Source material.

=======

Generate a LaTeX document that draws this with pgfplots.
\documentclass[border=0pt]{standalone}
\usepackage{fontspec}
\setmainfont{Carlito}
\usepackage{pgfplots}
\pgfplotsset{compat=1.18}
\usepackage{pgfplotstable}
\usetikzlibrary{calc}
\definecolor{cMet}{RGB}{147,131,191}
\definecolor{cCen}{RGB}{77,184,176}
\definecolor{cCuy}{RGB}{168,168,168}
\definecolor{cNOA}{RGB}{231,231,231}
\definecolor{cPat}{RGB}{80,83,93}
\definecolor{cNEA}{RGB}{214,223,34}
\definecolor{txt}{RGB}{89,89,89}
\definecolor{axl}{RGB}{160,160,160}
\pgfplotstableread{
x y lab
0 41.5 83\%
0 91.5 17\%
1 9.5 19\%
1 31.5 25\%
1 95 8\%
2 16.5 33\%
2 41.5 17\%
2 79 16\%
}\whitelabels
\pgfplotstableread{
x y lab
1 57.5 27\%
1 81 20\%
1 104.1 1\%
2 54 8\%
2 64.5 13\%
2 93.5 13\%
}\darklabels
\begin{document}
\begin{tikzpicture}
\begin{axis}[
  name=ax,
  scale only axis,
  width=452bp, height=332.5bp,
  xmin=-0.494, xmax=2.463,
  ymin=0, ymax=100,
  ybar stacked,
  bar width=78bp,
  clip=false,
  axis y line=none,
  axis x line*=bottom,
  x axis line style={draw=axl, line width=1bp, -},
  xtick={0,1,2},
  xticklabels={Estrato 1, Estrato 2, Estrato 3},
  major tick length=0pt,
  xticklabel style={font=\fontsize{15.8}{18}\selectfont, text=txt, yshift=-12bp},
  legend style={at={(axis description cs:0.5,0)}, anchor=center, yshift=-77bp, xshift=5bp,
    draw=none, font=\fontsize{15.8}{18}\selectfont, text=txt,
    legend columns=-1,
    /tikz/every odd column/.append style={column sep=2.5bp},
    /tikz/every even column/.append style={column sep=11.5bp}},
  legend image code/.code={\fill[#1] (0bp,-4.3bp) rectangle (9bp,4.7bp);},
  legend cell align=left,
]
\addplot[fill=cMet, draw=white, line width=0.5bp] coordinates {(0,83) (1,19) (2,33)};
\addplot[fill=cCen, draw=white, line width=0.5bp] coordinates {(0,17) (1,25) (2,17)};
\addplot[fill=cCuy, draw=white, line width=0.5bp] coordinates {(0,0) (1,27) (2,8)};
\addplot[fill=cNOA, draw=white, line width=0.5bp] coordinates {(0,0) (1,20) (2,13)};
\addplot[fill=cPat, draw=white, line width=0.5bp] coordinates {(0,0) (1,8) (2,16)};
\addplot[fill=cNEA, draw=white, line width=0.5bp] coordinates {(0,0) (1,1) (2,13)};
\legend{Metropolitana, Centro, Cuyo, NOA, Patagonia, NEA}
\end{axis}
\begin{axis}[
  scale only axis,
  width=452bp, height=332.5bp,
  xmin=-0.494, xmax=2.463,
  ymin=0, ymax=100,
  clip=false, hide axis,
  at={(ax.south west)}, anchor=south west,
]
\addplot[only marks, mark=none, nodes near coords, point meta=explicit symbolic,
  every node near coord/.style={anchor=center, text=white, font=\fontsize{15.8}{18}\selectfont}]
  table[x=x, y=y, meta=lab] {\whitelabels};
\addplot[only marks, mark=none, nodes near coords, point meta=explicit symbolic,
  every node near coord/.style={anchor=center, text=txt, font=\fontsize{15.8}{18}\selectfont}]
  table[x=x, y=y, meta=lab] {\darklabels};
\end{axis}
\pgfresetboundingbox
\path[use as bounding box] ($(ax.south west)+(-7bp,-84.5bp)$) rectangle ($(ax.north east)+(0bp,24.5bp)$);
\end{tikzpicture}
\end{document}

=======

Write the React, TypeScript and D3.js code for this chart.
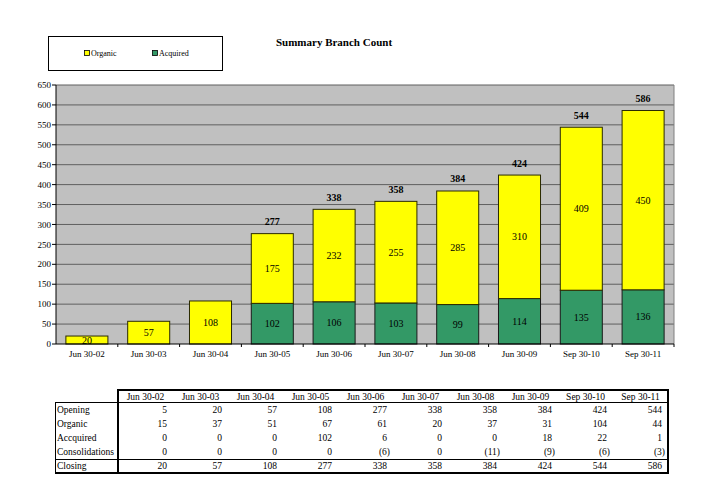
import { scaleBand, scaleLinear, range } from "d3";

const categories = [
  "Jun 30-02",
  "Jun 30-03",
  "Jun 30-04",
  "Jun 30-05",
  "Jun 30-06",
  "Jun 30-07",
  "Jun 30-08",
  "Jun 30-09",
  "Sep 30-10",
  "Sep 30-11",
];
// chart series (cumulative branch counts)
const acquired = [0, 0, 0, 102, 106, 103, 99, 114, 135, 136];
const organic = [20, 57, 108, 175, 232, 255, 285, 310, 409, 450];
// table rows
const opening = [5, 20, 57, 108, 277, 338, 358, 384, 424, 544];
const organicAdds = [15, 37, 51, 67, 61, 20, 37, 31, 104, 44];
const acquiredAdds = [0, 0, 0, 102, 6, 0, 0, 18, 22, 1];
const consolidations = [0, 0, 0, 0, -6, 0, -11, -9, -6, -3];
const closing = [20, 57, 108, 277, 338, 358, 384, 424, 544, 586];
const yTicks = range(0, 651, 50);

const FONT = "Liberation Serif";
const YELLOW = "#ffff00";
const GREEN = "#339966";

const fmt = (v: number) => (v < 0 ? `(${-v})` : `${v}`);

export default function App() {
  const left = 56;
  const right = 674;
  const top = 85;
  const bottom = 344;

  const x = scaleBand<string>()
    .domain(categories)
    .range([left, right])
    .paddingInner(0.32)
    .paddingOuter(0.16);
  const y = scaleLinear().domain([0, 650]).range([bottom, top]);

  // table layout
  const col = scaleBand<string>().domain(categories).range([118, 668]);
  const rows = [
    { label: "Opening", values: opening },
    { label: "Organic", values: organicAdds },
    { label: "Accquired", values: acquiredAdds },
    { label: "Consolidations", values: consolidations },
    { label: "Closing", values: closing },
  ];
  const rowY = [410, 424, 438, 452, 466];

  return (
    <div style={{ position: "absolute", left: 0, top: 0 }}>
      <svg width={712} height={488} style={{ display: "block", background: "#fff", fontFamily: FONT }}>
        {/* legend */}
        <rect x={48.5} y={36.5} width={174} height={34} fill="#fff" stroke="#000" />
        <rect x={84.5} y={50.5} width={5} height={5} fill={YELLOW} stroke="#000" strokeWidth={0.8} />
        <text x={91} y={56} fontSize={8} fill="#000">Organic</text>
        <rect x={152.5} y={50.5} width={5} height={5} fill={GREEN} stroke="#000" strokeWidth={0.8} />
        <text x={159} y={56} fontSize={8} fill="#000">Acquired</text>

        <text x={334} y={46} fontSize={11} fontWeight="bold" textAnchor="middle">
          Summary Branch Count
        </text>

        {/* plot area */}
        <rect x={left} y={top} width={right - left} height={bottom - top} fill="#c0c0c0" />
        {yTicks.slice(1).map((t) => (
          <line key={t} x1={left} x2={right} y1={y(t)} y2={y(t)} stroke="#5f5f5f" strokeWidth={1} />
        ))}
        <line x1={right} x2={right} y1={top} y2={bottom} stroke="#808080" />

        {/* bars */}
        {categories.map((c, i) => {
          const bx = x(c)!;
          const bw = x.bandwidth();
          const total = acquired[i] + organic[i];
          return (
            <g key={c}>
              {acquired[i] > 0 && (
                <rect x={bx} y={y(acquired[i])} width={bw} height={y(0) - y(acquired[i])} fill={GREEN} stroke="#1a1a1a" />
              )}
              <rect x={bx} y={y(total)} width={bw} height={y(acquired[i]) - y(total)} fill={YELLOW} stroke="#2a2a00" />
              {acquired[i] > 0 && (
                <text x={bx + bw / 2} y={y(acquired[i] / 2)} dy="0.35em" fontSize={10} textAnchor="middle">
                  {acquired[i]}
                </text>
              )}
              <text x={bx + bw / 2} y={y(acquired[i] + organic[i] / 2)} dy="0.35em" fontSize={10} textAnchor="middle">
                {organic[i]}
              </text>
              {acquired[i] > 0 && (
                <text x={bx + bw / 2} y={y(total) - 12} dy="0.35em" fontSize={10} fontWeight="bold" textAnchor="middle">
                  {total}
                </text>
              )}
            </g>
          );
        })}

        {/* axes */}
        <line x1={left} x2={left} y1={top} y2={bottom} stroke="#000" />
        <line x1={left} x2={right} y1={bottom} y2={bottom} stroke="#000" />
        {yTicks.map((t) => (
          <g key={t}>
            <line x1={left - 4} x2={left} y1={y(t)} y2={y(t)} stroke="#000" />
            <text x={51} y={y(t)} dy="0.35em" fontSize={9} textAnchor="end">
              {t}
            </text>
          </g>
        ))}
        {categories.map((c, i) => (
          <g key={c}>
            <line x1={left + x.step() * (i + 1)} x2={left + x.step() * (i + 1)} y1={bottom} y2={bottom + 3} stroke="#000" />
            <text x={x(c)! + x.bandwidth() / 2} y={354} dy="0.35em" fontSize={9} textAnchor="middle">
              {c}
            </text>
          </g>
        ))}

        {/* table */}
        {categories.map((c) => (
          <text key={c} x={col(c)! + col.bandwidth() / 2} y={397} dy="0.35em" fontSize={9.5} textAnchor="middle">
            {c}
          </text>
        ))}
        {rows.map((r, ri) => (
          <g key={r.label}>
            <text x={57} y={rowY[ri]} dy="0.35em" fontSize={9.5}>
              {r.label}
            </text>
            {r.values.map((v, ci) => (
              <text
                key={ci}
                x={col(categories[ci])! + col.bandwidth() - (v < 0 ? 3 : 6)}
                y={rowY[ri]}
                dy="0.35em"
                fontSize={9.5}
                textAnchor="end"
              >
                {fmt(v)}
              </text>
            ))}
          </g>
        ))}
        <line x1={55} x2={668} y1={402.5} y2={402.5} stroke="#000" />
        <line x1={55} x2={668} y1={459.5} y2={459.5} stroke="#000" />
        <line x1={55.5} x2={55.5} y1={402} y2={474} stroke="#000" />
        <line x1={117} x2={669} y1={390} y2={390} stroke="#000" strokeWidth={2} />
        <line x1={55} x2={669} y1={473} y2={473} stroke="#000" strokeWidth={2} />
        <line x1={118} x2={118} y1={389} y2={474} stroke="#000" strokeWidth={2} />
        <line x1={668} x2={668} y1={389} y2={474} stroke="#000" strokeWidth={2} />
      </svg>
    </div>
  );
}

=======

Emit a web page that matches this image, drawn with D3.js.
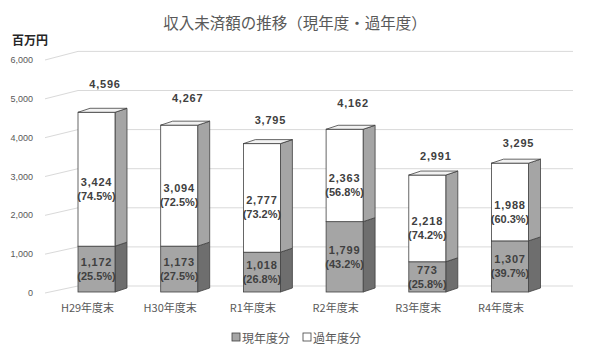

=======

Without the pictures, give again only the lines beginning at the line that contains "Write the React, TypeScript" and stopping after the line that contains "scaleBand, scaleLinear, range", exactly as written.

Result of this task.
Write the React, TypeScript and D3.js code for this chart.
import { scaleBand, scaleLinear, range } from "d3";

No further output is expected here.